仁木健『Add 滅びゆく機械のソナタ』

 読書マラソン3・三十一冊目。
『Add』シリーズ、いよいよ完結。
 以下感想。
 ついにジドリアの権力の頂点に昇りつめ、脳操作の技術によって「熟練の技術者の技能を平凡な子どもに与える能力」で世界の脅威となったカレル。
「心を操る禁断の技術」を阻止するため、カレル暗殺にジドリアに入国するコウ達。


 
 ある意味も何も無く、カレルとの試合に勝って勝負に負けた、と言う結末でした。
 外数員としての贖罪の道から政治の道を志したコウにとって、「心を操る技術」はこれからの世界で必要不可欠なものと認めざるを得ない。
 そしてついに、人間にも「教育以上洗脳未満」と言う思考制御がほどこされ、機械と人は同じ位置に立ち、今度は立場は逆転し、コウ達日本を含めた国が悪役的位置国家に。

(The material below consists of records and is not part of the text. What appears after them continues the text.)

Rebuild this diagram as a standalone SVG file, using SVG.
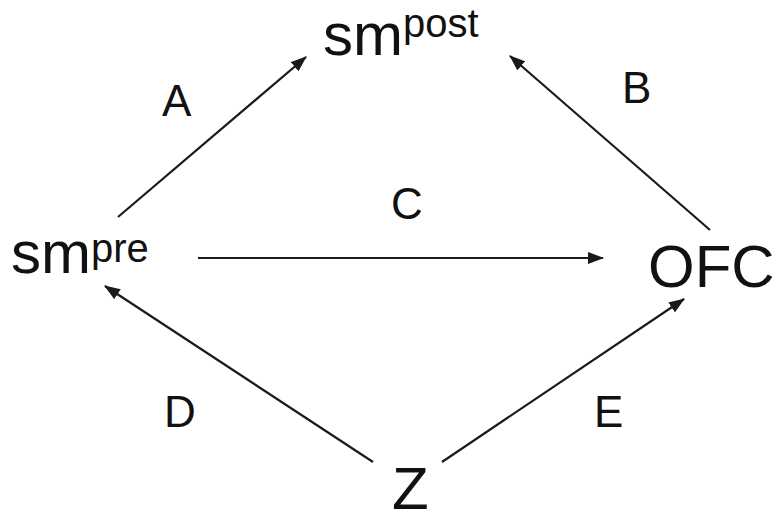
<svg xmlns="http://www.w3.org/2000/svg" width="780" height="521" viewBox="0 0 780 521">
<style>
.t{font-family:"Liberation Sans",Arial,sans-serif;fill:#111}
.big{font-size:60px}
.sup{font-size:40px}
.lbl{font-size:44px}
.c{stroke:#1a1a1a;stroke-width:2.2;fill:none;marker-end:url(#ah)}
</style>
<defs>
<marker id="ah" markerUnits="userSpaceOnUse" markerWidth="16" markerHeight="12" viewBox="0 0 16 12" refX="15" refY="6" orient="auto">
<path d="M0,0 L16,6 L0,12 Z" fill="#1a1a1a"/>
</marker>
</defs>
<rect width="780" height="521" fill="#fff"/>
<g id="connectors">
<line class="c" x1="118" y1="217" x2="306" y2="57"/>
<line class="c" x1="710" y1="230" x2="510" y2="56"/>
<line class="c" x1="198" y1="258" x2="603" y2="258"/>
<line class="c" x1="373" y1="462" x2="105" y2="286"/>
<line class="c" x1="442" y1="462" x2="684" y2="299"/>
</g>
<g id="labels">
<text class="t lbl" x="162" y="116">A</text>
<text class="t lbl" x="622" y="103">B</text>
<text class="t lbl" x="391" y="219">C</text>
<text class="t lbl" x="164" y="427">D</text>
<text class="t lbl" x="594" y="427">E</text>
</g>
<g id="smpost"><text class="t big" x="323" y="55">sm<tspan class="sup" dy="-18">post</tspan></text></g>
<g id="smpre"><text class="t big" x="11" y="273">sm<tspan class="sup" dy="-11">pre</tspan></text></g>
<g id="OFC"><text class="t big" x="648" y="287">OFC</text></g>
<g id="Z"><text class="t big" x="392" y="509" font-size="58">Z</text></g>
</svg>
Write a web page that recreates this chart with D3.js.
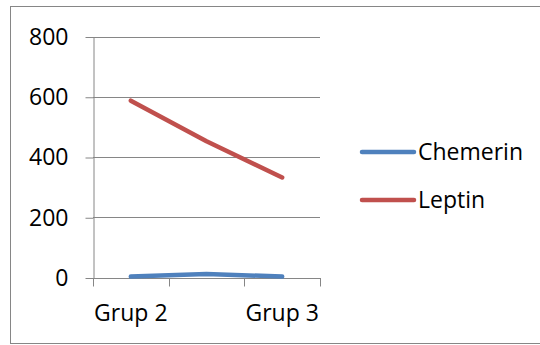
<!DOCTYPE html>
<html>
<head>
<meta charset="utf-8">
<script src="https://cdn.jsdelivr.net/npm/d3@7"></script>
<style>
  html, body { margin: 0; padding: 0; background: #fff; }
  svg { display: block; font-family: "Open Sans", "Noto Sans", sans-serif; }
</style>
</head>
<body>
<svg id="chart" width="540" height="345"></svg>
<script>
// Category labels (the middle one is left blank on the axis)
const categories = ["Grup 2", "", "Grup 3"];
const yTicks = [0, 200, 400, 600, 800];

// Series values per category
const chemerin = [3, 12, 3];
const leptin = [587, 452, 332];

const seriesNames = ["Chemerin", "Leptin"];
const seriesColors = ["#4F81BD", "#C0504D"];

const fontSize = "23px";
const svg = d3.select("#chart");

// Outer chart frame
svg.append("rect")
  .attr("x", 10.5).attr("y", 6.5)
  .attr("width", 540).attr("height", 337)
  .attr("fill", "#fff")
  .attr("stroke", "#868686").attr("stroke-width", 1);

const plot = { left: 93, right: 320, top: 36.5, bottom: 277.5 };

const x = d3.scaleBand()
  .domain(d3.range(categories.length))
  .range([plot.left, plot.right])
  .paddingInner(0).paddingOuter(0);

const y = d3.scaleLinear()
  .domain([0, 800])
  .range([plot.bottom, plot.top]);

const cx = i => x(i) + x.bandwidth() / 2;

// Horizontal gridlines
svg.append("g")
  .selectAll("line")
  .data(yTicks)
  .join("line")
  .attr("x1", plot.left).attr("x2", plot.right)
  .attr("y1", d => Math.round(y(d)) + 0.5).attr("y2", d => Math.round(y(d)) + 0.5)
  .attr("stroke", "#868686").attr("stroke-width", 1);

// Y axis with outside tick marks
const yAxis = svg.append("g")
  .attr("transform", `translate(${plot.left + 0.5},0.5)`)
  .call(d3.axisLeft(y).tickValues(yTicks).tickSize(8).tickPadding(17).tickSizeOuter(0));
yAxis.select(".domain").attr("stroke", "#868686");
yAxis.selectAll(".tick line").attr("stroke", "#868686");
yAxis.selectAll(".tick text")
  .attr("fill", "#000")
  .style("font-size", fontSize)
  .style("font-family", "'Open Sans', 'Noto Sans', sans-serif");

// X axis line with tick marks at the category boundaries
const bounds = d3.range(categories.length).map(i => x(i)).concat([x.range()[1]]);
const xg = svg.append("g");
xg.append("line")
  .attr("x1", plot.left).attr("x2", plot.right)
  .attr("y1", Math.round(y(0)) + 0.5).attr("y2", Math.round(y(0)) + 0.5)
  .attr("stroke", "#868686");
xg.selectAll("line.tick")
  .data(bounds)
  .join("line")
  .attr("class", "tick")
  .attr("x1", d => Math.round(d) + 0.5).attr("x2", d => Math.round(d) + 0.5)
  .attr("y1", Math.round(y(0))).attr("y2", Math.round(y(0)) + 8.5)
  .attr("stroke", "#868686");
xg.selectAll("text")
  .data(categories.map((c, i) => ({ c, i })).filter(d => d.c !== ""))
  .join("text")
  .attr("x", d => cx(d.i))
  .attr("y", 321)
  .attr("text-anchor", "middle")
  .style("font-size", fontSize)
  .attr("fill", "#000")
  .text(d => d.c);

// Series lines
const line = d3.line()
  .x((d, i) => cx(i))
  .y(d => y(d));

[chemerin, leptin].forEach((vals, k) => {
  svg.append("path")
    .datum(vals)
    .attr("d", line)
    .attr("fill", "none")
    .attr("stroke", seriesColors[k])
    .attr("stroke-width", 4.5)
    .attr("stroke-linecap", "round")
    .attr("stroke-linejoin", "round");
});

// Legend
const legendY = [152, 200];
const legend = svg.append("g");
seriesNames.forEach((name, k) => {
  legend.append("line")
    .attr("x1", 362).attr("x2", 414)
    .attr("y1", legendY[k]).attr("y2", legendY[k])
    .attr("stroke", seriesColors[k])
    .attr("stroke-width", 4.5)
    .attr("stroke-linecap", "round");
  legend.append("text")
    .attr("x", 418)
    .attr("y", legendY[k])
    .attr("dy", "0.35em")
    .style("font-size", fontSize)
    .attr("fill", "#000")
    .text(name);
});
</script>
</body>
</html>
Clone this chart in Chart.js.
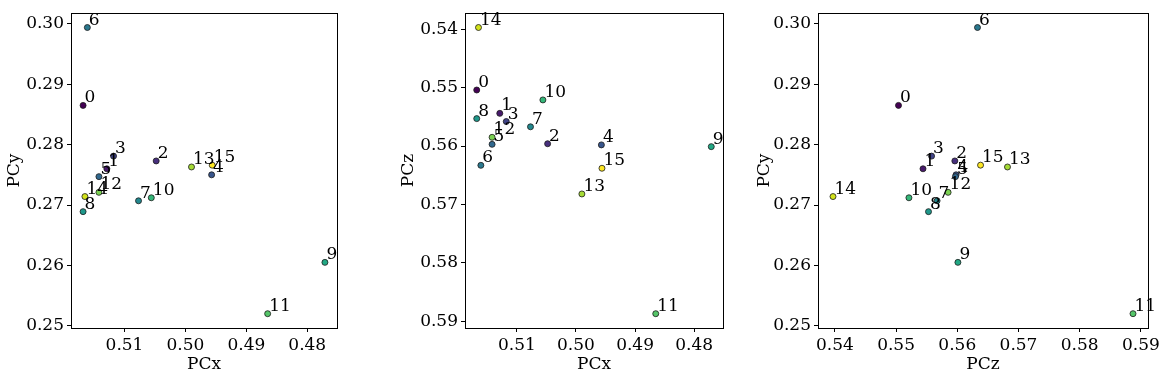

 徹頭徹尾、「心を制御する事は正しい」と言う事を言い続け、安易なハッピーエンドを否定してきた作品でした。『マテリアル・クライシス』から続く伝統ですが、まさに暗黒ライトノベル的エンディング。
 まぁ、コウとアイ辺りはしっかり幸せになったのですが。
「厄介払い」なんて後書きでシャレにならない事を自分で言っていましたが、次回に期待しています。